Sri Lanka’s national inflation, which captures price movements across all provinces, jumped to 6.4 percent during the 12-months to June 2016 from 5.3 percent in May, according to the data released by the Census and Statistics Department.
The increase in food prices have largely contributed to the acceleration in the national level prices, as the food price inflation was as high as 7.6 percent in June.
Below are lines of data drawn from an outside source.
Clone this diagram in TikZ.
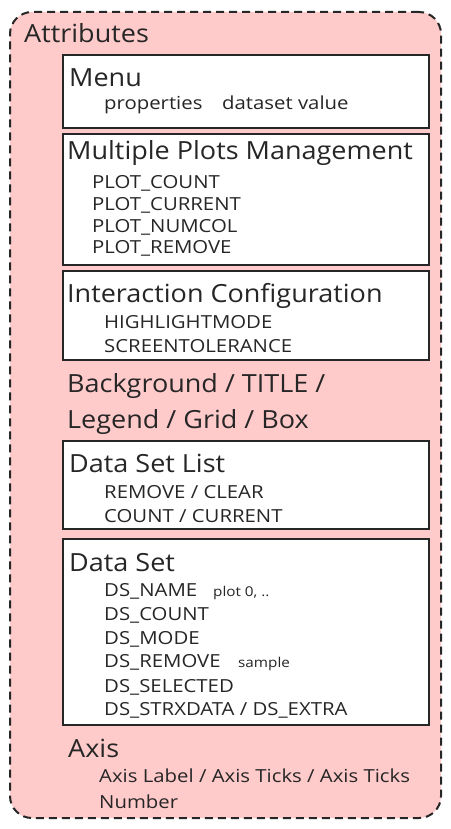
\documentclass[tikz,border=0pt]{standalone}
\usepackage{fontspec}
\setmainfont{Open Sans}
\newfontfamily\headfont[FakeStretch=1.08]{Open Sans}
\newfontfamily\itemfont[FakeStretch=1.13]{Open Sans}
\definecolor{pinkfill}{RGB}{255,202,202}
\definecolor{txt}{RGB}{38,38,38}
\begin{document}
\begin{tikzpicture}[x=1pt,y=-1pt,
  outerbox/.style={draw=txt, line width=2pt, dash pattern=on 8pt off 5pt, fill=pinkfill, rounded corners=22pt, inner sep=0pt},
  panel/.style={draw=txt, line width=1.6pt, fill=white, inner sep=0pt},
  head/.style={anchor=base west, inner sep=0pt, text=txt, font=\headfont\fontsize{25}{28}\selectfont},
  item/.style={anchor=base west, inner sep=0pt, text=txt, font=\itemfont\fontsize{18}{21}\selectfont},
  note/.style={anchor=base west, inner sep=0pt, text=txt, font=\itemfont\fontsize{13.5}{16}\selectfont}]
\useasboundingbox (0,0) rectangle (450,829);
\node[outerbox, minimum width=431pt, minimum height=806pt] (outer) at (225.5,415) {};
\node[head] (attr) at (24,43) {Attributes};
% Menu
\node[panel, minimum width=366pt, minimum height=73pt] (menu) at (246,91.5) {};
\node[head] (menut) at (69,87) {Menu};
\node[item] (prop) at (104,110) {properties};
\node[item] (dsv) at (222,110) {dataset value};
% Multiple plots
\node[panel, minimum width=366pt, minimum height=131pt] (mpm) at (246,199.5) {};
\node[head] (mpmt) at (67,160) {Multiple Plots Management};
\node[item] (pc) at (92,189) {PLOT\_COUNT};
\node[item] (pcur) at (92,210) {PLOT\_CURRENT};
\node[item] (pnc) at (92,232) {PLOT\_NUMCOL};
\node[item] (prm) at (92,253) {PLOT\_REMOVE};
% Interaction
\node[panel, minimum width=366pt, minimum height=89pt] (ic) at (246,315.5) {};
\node[head] (ict) at (67,302) {Interaction Configuration};
\node[item] (hm) at (104,328) {HIGHLIGHTMODE};
\node[item] (st) at (104,352) {SCREENTOLERANCE};
% Background
\node[head] (bg1) at (67,392) {Background / TITLE /};
\node[head] (bg2) at (67,428) {Legend / Grid / Box};
% Data set list
\node[panel, minimum width=366pt, minimum height=88pt] (dsl) at (246,485) {};
\node[head] (dslt) at (69,472) {Data Set List};
\node[item] (rc) at (104,498) {REMOVE / CLEAR};
\node[item] (cc) at (104,522) {COUNT / CURRENT};
% Data set
\node[panel, minimum width=366pt, minimum height=186pt] (ds) at (246,632) {};
\node[head] (dst) at (69,571) {Data Set};
\node[item] (dsn) at (104,596) {DS\_NAME};
\node[note] (dsnn) at (213,596) {plot 0, ..};
\node[item] (dsc) at (104,620) {DS\_COUNT};
\node[item] (dsm) at (104,644) {DS\_MODE};
\node[item] (dsr) at (104,667) {DS\_REMOVE};
\node[note] (dsrn) at (238,667) {sample};
\node[item] (dss) at (104,692) {DS\_SELECTED};
\node[item] (dsx) at (104,715) {DS\_STRXDATA / DS\_EXTRA};
% Axis
\node[head] (axis) at (68,757) {Axis};
\node[item] (ax1) at (99,782) {Axis Label / Axis Ticks / Axis Ticks};
\node[item] (ax2) at (99,808) {Number};
\end{tikzpicture}
\end{document}
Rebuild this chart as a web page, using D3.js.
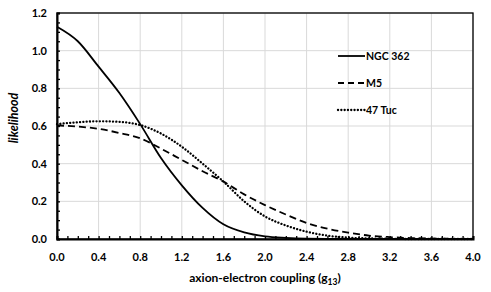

But non-food inflation also remained high at 5.6 percent.
June 2016 inflation is the highest recorded since the release of the National Consumer Price Index (NCPI) in
The index value for all items rose by 2.4 index points during the month to 116.1, representing an expenditure value increase of Rs.794. 48 in the market basket.
The moving average inflation also rose to 3.1 percent in June from 2.7 percent a month ago.
The sharp increase in NCPI followed the increase in the Colombo Consumer Price Index (CCPI) for the same month, according to which the headline inflation rose to 6.0 percent yoy from 4.8 percent in May over similar reasons. On a Year-on-Year (YoY) basis, the contribution of food commodities to inflation was 3.39 percent in June 2016, compared to June 2015.
“It is noteworthy that the contribution of vegetables and green chilies alone of the food group was 1.95 percent,” a statement from the department said.
Meanwhile, the non-food inflation was mainly pushed up by the price increases in health, alcoholic beverages, tobacco and narcotics, transport, miscellaneous of goods and services, communication and furnishing, household equipment and routine household maintenance. The 4 percent increase in Value Added Tax (VAT) from May 2, 2016 has had a considerable impact on both food and non-food prices. But the VAT has been now suspended by the Supreme Court.
Further, the mayhem caused by the floods in May and the harvest season coming to an end also have had a bearing mainly on food prices, as supply disruptions put pressure on the prices.
Sri Lanka’s monetary authority closely watches inflation and private credit growth to avoid possible overheating of the economy through interest rates.
Sri Lanka’s interest rates still remains artificially low through the Central Bank money printing and the money market is short of liquidity.
Meanwhile, according to the Finance Ministry proposals for next year’s budget, the government wants to maintain inflation at a moderate 4.0 percent in 2017.